Soules v. Brotherhood of American Yeomen

Morgan, C. J.

This is an action to recover upon a policy of fraternal life insurance issued to -the plaintiff’s husband for her benefit on the 25th day of July, 1899, for the sum of $2,000. The complaint alleges the payment of the premiums and the issuance of the policy or certificate of insurance and the subsequent death of the insured on the 22nd day of July, 1902, and that proof of death was furnished to the defendant as required by the certificate of insurance and rules of the company, and that payment of the amount has been refused by the defendant, although duly demanded. The answer alleges as defenses (1) that the insured made false answers to certain questions propounded- to him in his application for insurance, and that such statements were made warranties by the terms of the application and were false, and rendered the policy null and void; (2) that the insured came to his death through suicide, which under the terms of the policy rendered it null and void. The action came to trial on the 16th day of January, 1907, before a jury which brought in a verdict in favor of the plaintiff for the full amount. A motion for a new trial was duly made upon statutory grounds and was denied, and judgment rendered on the verdict. On the 23d day of September, 1907, the defendant appealed from the judgment and from the order denying the defendant’s motion for a new trial. There are 48 assignments of error, but the points especially urged in the brief and on oral arguments are: (1) That the *26verdict was not sustained by the evidence' because the same shows that the insured came to his death through suicide. (2) Error at law in the admission and rejection of evidence, and errors in refusing to give requested instructions. (4) The charge given was prejudicially erroneous, (o) Error in not granting an extension of time for the filing of exceptions to the charge. (6) Error in refusing an application to amend the motion for a new trial to include a new ground, to wit, newly discovered evidence. (7) Insufficiency of the evidence to justify the verdict. We will consider these assignments in the order given.

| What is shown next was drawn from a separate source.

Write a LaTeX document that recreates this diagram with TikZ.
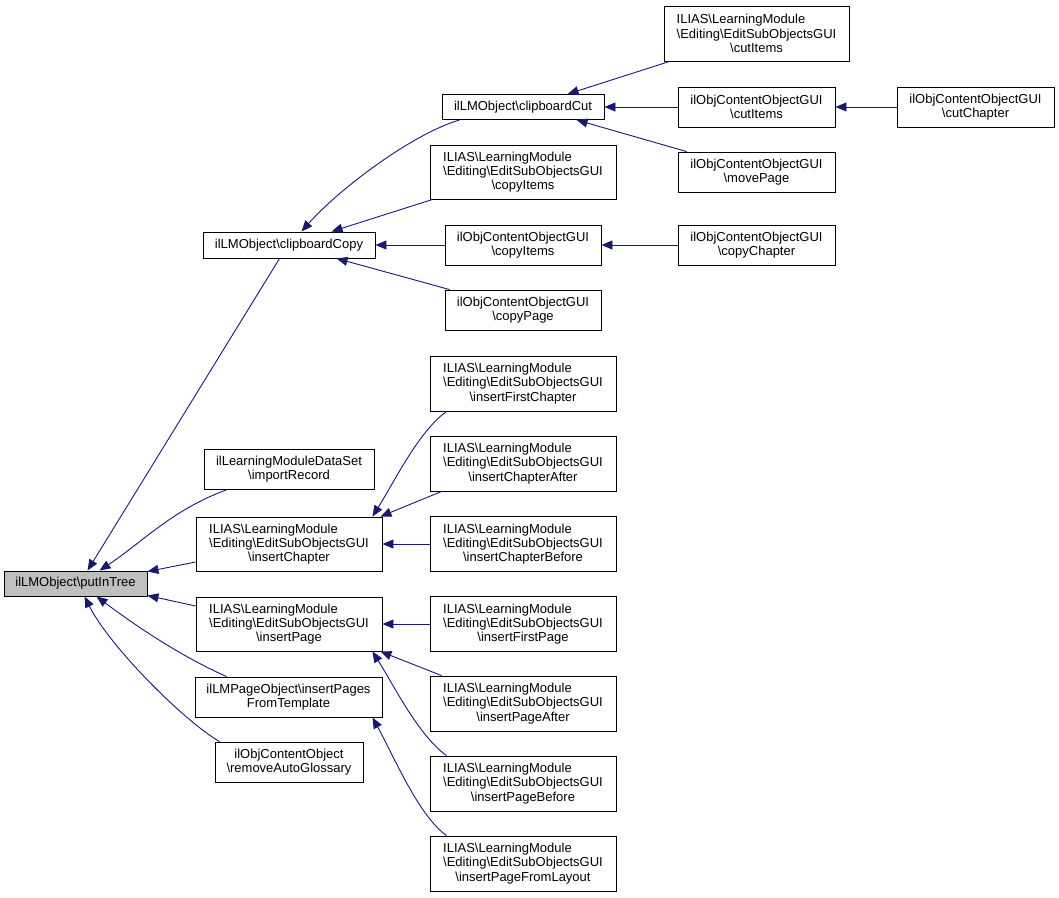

On the question of the cause of death, it may be said that the application and the policy provided that if the insured came to his death through suicide, whether sane or insane, the policy would be null and void. It is claimed by the appellant that the evidence shows that the cause of death was suicide. The jury was fully instructed on the question, and was told that, if the evidence showed that death was caused by suicide, the verdict must be for the defendant. Upon a careful review of the evidence, we are satisfied that the verdict is not against the weight of the evidence; whereas, there are circumstances indicating suicide. There are also circumstances showing that death may have been caused by an assault with a hammer, on which there was blood when it was found close to the body of the insured when his death was discovered. It is clear to us that the verdict should not be disturbed under such circumstances, as the question is one for the jury. When found dead, it appeared that he might have been struck with a hammer from the condition of his head, and a razor was found near his body which did not belong to him, and it may have been that his throat had been cut by some one else with this razor. There was some evidence also that the insured had had some trouble with one of his men who had threatened to get even with him. In this state of the record we would not be justified in saying that the verdict is not sustained by the evidence.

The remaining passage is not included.